One focus of our work is the study of viral transmission. We are developing new test systems to investigate the stability of viruses to environmental factors and disinfectants, and to develop more efficient prevention strategies in the long term. Our research on viral transmission is divided into two main areas:
1. Stabilität und Transmission von Hepatitis Viren
Millions of people worldwide are infected with viral hepatitis (liver inflammation). In the past, we have been particularly concerned with hepatitis C virus transmission in the clinical setting and applied hospital hygiene. For example, we have tested the stability of the virus, its susceptibility to chemical biocides (Ciesek et al., 2010) and to new disinfectants recommended by WHO (Steinmann et al., 2010; Steinmann et al., 2013). In the context of hepatitis B virus (HBV), we have also observed increased environmental stability and stability to thermal disinfection (Than et al., 2019 and König et al., 2019). Therefore, strict adherence to established hygiene guidelines is essential for the prevention of HBV infection.

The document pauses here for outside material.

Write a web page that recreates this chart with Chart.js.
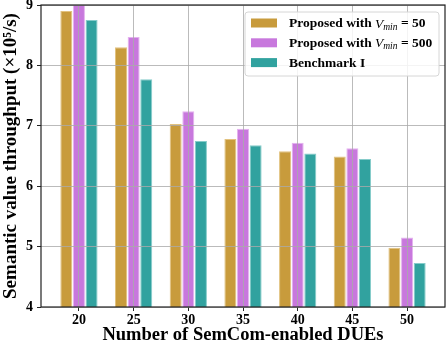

Currently, we are primarily concerned with the stability and transmission of the hepatitis E virus (HEV); here, too, we were able to determine increased environmental stability and also high resistance to commonly used disinfectants (Behrendt et al., 2022). In the long term, these studies should serve as a basis for improved hygiene measures to prevent HEV transmission.
2. Transmission umhüllter Viren
In addition to the various hepatitis viruses, we are also exploring ways to transmit or prevent transmission of various enveloped viruses. For example, we have recently shown that enveloped viruses such as Zika, Ebola, and coronaviruses can be inactivated with alcohol-based disinfectants recommended by WHO (Siddharta and Pfaender et al., 2017).
In the wake of the SARS-CoV-2 pandemic, we have also conducted numerous studies on the stability of the virus (Kratzel et al., 2020 and Meister et al., 2020) and different variants (Meister et al., 2021) and developed a new test system (Meister et al., 2022) to investigate how many infectious virus particles can be transferred from cash to skin under real-world conditions. Conclusion: under realistic conditions, the risk of becoming infected with SARS-CoV-2 via cash is very low (Todt et al., 2021).
With our investigations and test systems, we want to contribute to an adequate assessment of transmission risks and thus create the basis for improved hygiene measures.